> _Directions_
Exactly as written, retype the listing below, omitting the pictures.

····················

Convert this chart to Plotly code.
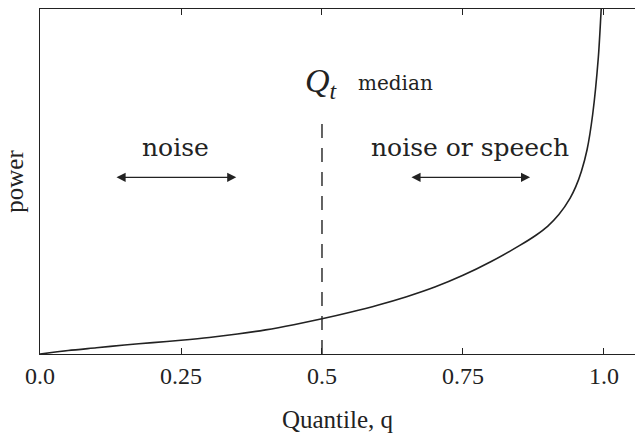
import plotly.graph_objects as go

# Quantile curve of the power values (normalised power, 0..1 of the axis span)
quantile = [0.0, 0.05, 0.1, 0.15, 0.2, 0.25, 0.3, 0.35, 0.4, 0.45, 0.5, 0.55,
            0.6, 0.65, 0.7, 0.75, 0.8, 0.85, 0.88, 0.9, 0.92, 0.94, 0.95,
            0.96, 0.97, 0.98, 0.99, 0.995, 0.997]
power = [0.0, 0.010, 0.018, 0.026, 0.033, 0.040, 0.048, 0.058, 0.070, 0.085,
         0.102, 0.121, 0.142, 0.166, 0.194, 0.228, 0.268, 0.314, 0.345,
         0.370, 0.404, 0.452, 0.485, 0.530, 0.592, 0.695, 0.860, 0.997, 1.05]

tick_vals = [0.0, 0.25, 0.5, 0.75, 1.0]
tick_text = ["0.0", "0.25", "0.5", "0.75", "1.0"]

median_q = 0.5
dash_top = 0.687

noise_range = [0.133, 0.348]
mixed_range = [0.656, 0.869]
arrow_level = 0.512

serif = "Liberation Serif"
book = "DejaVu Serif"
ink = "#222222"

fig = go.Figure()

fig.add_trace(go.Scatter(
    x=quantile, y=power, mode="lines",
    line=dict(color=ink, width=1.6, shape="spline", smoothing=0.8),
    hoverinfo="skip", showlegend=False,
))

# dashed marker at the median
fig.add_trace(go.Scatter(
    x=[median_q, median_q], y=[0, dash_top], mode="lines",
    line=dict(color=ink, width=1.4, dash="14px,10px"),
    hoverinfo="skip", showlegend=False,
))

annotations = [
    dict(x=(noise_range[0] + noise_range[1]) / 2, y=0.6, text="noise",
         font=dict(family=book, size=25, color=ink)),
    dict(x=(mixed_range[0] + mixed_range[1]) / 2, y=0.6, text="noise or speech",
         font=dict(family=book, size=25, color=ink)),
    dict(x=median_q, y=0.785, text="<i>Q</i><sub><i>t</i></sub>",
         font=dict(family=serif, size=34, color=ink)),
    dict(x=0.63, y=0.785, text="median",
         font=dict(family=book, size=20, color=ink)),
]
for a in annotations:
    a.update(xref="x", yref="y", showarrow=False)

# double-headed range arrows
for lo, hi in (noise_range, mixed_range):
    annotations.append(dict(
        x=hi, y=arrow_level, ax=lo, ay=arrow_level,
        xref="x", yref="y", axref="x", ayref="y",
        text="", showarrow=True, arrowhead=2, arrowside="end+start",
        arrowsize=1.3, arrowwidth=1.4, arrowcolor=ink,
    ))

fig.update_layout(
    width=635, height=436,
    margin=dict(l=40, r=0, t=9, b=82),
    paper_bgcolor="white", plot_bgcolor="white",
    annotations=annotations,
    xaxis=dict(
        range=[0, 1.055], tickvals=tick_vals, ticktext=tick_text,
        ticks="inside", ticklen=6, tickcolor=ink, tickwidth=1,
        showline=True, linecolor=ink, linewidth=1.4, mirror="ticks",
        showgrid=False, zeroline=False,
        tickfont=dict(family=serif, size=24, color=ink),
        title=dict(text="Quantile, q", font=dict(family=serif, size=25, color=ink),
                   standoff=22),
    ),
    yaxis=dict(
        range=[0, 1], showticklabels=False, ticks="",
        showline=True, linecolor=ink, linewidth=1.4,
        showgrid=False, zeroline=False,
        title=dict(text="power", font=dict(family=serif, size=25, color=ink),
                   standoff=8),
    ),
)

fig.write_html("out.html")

····················

> _Task result_
Convert this chart to Plotly code.
import plotly.graph_objects as go

# Quantile curve of the power values (normalised power, 0..1 of the axis span)
quantile = [0.0, 0.05, 0.1, 0.15, 0.2, 0.25, 0.3, 0.35, 0.4, 0.45, 0.5, 0.55,
            0.6, 0.65, 0.7, 0.75, 0.8, 0.85, 0.88, 0.9, 0.92, 0.94, 0.95,
            0.96, 0.97, 0.98, 0.99, 0.995, 0.997]
power = [0.0, 0.010, 0.018, 0.026, 0.033, 0.040, 0.048, 0.058, 0.070, 0.085,
         0.102, 0.121, 0.142, 0.166, 0.194, 0.228, 0.268, 0.314, 0.345,
         0.370, 0.404, 0.452, 0.485, 0.530, 0.592, 0.695, 0.860, 0.997, 1.05]

tick_vals = [0.0, 0.25, 0.5, 0.75, 1.0]
tick_text = ["0.0", "0.25", "0.5", "0.75", "1.0"]

median_q = 0.5
dash_top = 0.687

noise_range = [0.133, 0.348]
mixed_range = [0.656, 0.869]
arrow_level = 0.512

serif = "Liberation Serif"
book = "DejaVu Serif"
ink = "#222222"

fig = go.Figure()

fig.add_trace(go.Scatter(
    x=quantile, y=power, mode="lines",
    line=dict(color=ink, width=1.6, shape="spline", smoothing=0.8),
    hoverinfo="skip", showlegend=False,
))

# dashed marker at the median
fig.add_trace(go.Scatter(
    x=[median_q, median_q], y=[0, dash_top], mode="lines",
    line=dict(color=ink, width=1.4, dash="14px,10px"),
    hoverinfo="skip", showlegend=False,
))

annotations = [
    dict(x=(noise_range[0] + noise_range[1]) / 2, y=0.6, text="noise",
         font=dict(family=book, size=25, color=ink)),
    dict(x=(mixed_range[0] + mixed_range[1]) / 2, y=0.6, text="noise or speech",
         font=dict(family=book, size=25, color=ink)),
    dict(x=median_q, y=0.785, text="<i>Q</i><sub><i>t</i></sub>",
         font=dict(family=serif, size=34, color=ink)),
    dict(x=0.63, y=0.785, text="median",
         font=dict(family=book, size=20, color=ink)),
]
for a in annotations:
    a.update(xref="x", yref="y", showarrow=False)

# double-headed range arrows
for lo, hi in (noise_range, mixed_range):
    annotations.append(dict(
        x=hi, y=arrow_level, ax=lo, ay=arrow_level,
        xref="x", yref="y", axref="x", ayref="y",
        text="", showarrow=True, arrowhead=2, arrowside="end+start",
        arrowsize=1.3, arrowwidth=1.4, arrowcolor=ink,
    ))

fig.update_layout(
    width=635, height=436,
    margin=dict(l=40, r=0, t=9, b=82),
    paper_bgcolor="white", plot_bgcolor="white",
    annotations=annotations,
    xaxis=dict(
        range=[0, 1.055], tickvals=tick_vals, ticktext=tick_text,
        ticks="inside", ticklen=6, tickcolor=ink, tickwidth=1,
        showline=True, linecolor=ink, linewidth=1.4, mirror="ticks",
        showgrid=False, zeroline=False,
        tickfont=dict(family=serif, size=24, color=ink),
        title=dict(text="Quantile, q", font=dict(family=serif, size=25, color=ink),
                   standoff=22),
    ),
    yaxis=dict(
        range=[0, 1], showticklabels=False, ticks="",
        showline=True, linecolor=ink, linewidth=1.4,
        showgrid=False, zeroline=False,
        title=dict(text="power", font=dict(family=serif, size=25, color=ink),
                   standoff=8),
    ),
)

fig.write_html("out.html")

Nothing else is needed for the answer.